The West should not be wary of any major, negative effects on the Russian Federation in the event of its losing the war it has been waging on Ukraine, in its current phase, since February, President Alar Karis says.
The Estonian head of state is on an official visit to Canada over the weekend and into next week.
Appearing at the Halifax Security Forum in the Nova Scotia capital of the same name Canada, Karis said: "Firs of all, the starting point of strategy cannot related to the fear of any possible shocks that would hit Russia were it to lose the war.
"Second, NATO must implement a new defensive posture as soon as possible, one which requires a greater presence and advance deployment of weapons, equipment and ammunition. Third, Europe must not be left as some sort of gray zone;' the only real security guarantee is in fact the NATO alliance."

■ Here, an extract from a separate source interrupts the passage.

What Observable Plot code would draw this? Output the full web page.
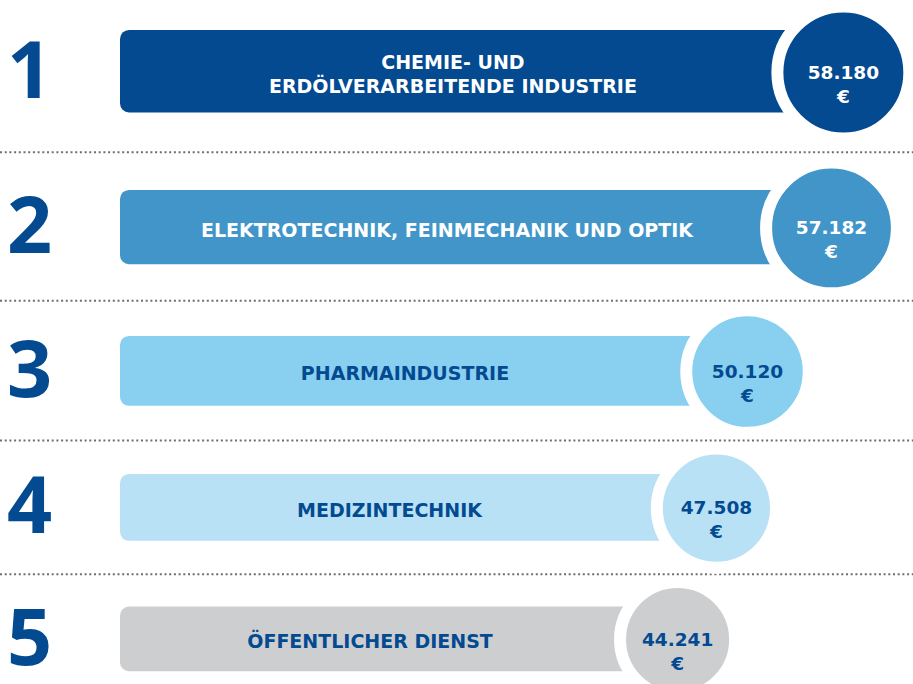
<!DOCTYPE html>
<html>
<head>
<meta charset="utf-8">
<script src="https://cdn.jsdelivr.net/npm/d3@7"></script>
<script src="https://cdn.jsdelivr.net/npm/@observablehq/plot@0.6"></script>
<style>
  html, body { margin: 0; padding: 0; background: #fff; overflow: hidden; }
  #chart svg { display: block; }
</style>
</head>
<body>
<div id="chart"></div>
<script>
// ---- data ----
const ranks = [1, 2, 3, 4, 5];
const industries = [
  "CHEMIE- UND\nERDÖLVERARBEITENDE INDUSTRIE",
  "ELEKTROTECHNIK, FEINMECHANIK UND OPTIK",
  "PHARMAINDUSTRIE",
  "MEDIZINTECHNIK",
  "ÖFFENTLICHER DIENST"
];
const salaries = [58180, 57182, 50120, 47508, 44241];
const currency = "€";

// ---- styles ----
const palette = ["#034a91", "#4195c9", "#88cff0", "#b9e1f5", "#cdced0"];
const darkBlue = "#034a91";
const labelFont = "'DejaVu Sans', sans-serif";

const fmt = d3.formatLocale({decimal: ",", thousands: ".", grouping: [3], currency: ["", " €"]}).format(",d");

const data = ranks.map((r, i) => ({
  rank: r,
  label: industries[i],
  value: salaries[i],
  valueText: fmt(salaries[i]) + "\n" + currency
}));

const xDomain = [-2600, 60000];
const separators = ranks.slice(1).map(r => r - 0.5);
const lightText = d => d.rank <= 2;

const labelOpts = {fontSize: 19, fontWeight: 700, fontFamily: labelFont, lineHeight: 1.27, dx: -29, dy: 1};
const valueOpts = {fontSize: 18.5, fontWeight: 700, fontFamily: labelFont, lineHeight: 1.3, dy: 10.5};

const chart = Plot.plot({
  width: 913,
  height: 684,
  margin: 0,
  style: {fontFamily: "'Open Sans', sans-serif", background: "#fff"},
  x: {domain: xDomain, range: [120, 864.5], axis: null},
  y: {type: "pow", exponent: 0.85, domain: [1, 5], range: [72, 639], axis: null},
  r: {type: "sqrt", domain: [0, 60000], range: [0, 67]},
  color: {type: "ordinal", domain: ranks, range: palette},
  marks: [
    Plot.ruleY(separators, {stroke: "#6d6e70", strokeWidth: 2, strokeDasharray: "2 2.7"}),
    Plot.rect(data, {
      x1: () => xDomain[0], x2: "value",
      y1: d => d.rank - 0.25, y2: d => d.rank + 0.25,
      fill: "rank", rx: 9
    }),
    Plot.dot(data, {x: "value", y: "rank", r: "value", fill: "rank", stroke: "white", strokeWidth: 12}),
    Plot.text(data, {
      y: "rank", text: d => String(d.rank), frameAnchor: "left", dx: 29,
      textAnchor: "middle", fontSize: 79, fontWeight: 700, fill: darkBlue
    }),
    Plot.text(data.filter(lightText), {
      x: d => (xDomain[0] + d.value) / 2, y: "rank", text: "label", fill: "white", ...labelOpts
    }),
    Plot.text(data.filter(d => !lightText(d)), {
      x: d => (xDomain[0] + d.value) / 2, y: "rank", text: "label", fill: darkBlue, ...labelOpts
    }),
    Plot.text(data.filter(lightText), {
      x: "value", y: "rank", text: "valueText", fill: "white", ...valueOpts
    }),
    Plot.text(data.filter(d => !lightText(d)), {
      x: "value", y: "rank", text: "valueText", fill: darkBlue, ...valueOpts
    })
  ]
});
document.getElementById("chart").append(chart);
</script>
</body>
</html>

The president made his remarks at a panel discussion also featuring Canadian Defense Minister Anita Anand (Liberal), President of the World Uyghur Congress Dolkun Isa and US Senator from New Hampshire Jeanne Shaheen (D).
President Karis added that Ukraine's efforts to join NATO must be approached with all sincerity and seriousness.
"NATO cannot respond to them with silence or by withdrawing from previous statements or promises.
"Naturally, Ukraine's membership will not materialize in the short term and under conditions of conflict. However, if we want to ensure peace in the Euro-Atlantic region and stability for the future, we must all have a more distant goal and common interests in mind."
Meanwhile, the Russian regime wishes to up-end this, the president went on.
"President Putin has repeatedly accused the West in particular of unleashing the war in Ukraine and acts in the belief that we are also part of this war."
"This proves that Russia's strategic goals have not changed in any way. Putin continues to want to dismantle the current Euro-Atlantic security arrangement and restore his hegemony in the Baltic states and over Poland," the president continued.
As for Estonia, President Karis said a defense priority at present is establishing a divisional structure comprising both domestic and allied elements, while readiness, including evaluating which NATO units would be available in any potential conflict situation, is crucial, he said.
"Only in this way could we convince the Kremlin that any military attack by NATO direction is destined to be mired," he went on, noting that longer terms strategy also pertains to other hostile or potentially hostile, authoritarian states, as well as to Russia.
Hopes about Russia transforming into a full-blown democracy since the collapse of the Soviet Union had been met by the polar opposite, whereby imperialist ambitions which have in no way added to world security have been nurtured in that country, he said.
Canada and the US provide a priceless contribution to common security in the Euro-Atlantic, while Europe, too, should invest more in defense and improve military capabilities than has been the case up until now, he added.
Support for Ukraine in Estonia now totals a quarter of the country's defense budget, he added, a move which is made firmly with the conviction that Ukraine will emerge victorious from the war even as winter approaches, he went on.
Headquartered in Washington, D.C., The Halifax Security Forum has traditionally focused on factors affecting transatlantic relations and this year also discusses other aspects of security, including energy and food security, tech, misinformation and economic and trade issues.
The Estonian head of state is opening the new Estonian Embassy building in Ottawa, and will meet with Canada's head of government, Prime Minister Justin Trudeau, various leaders from Canada, and the US, including senators, and representatives of the Estonian community abroad.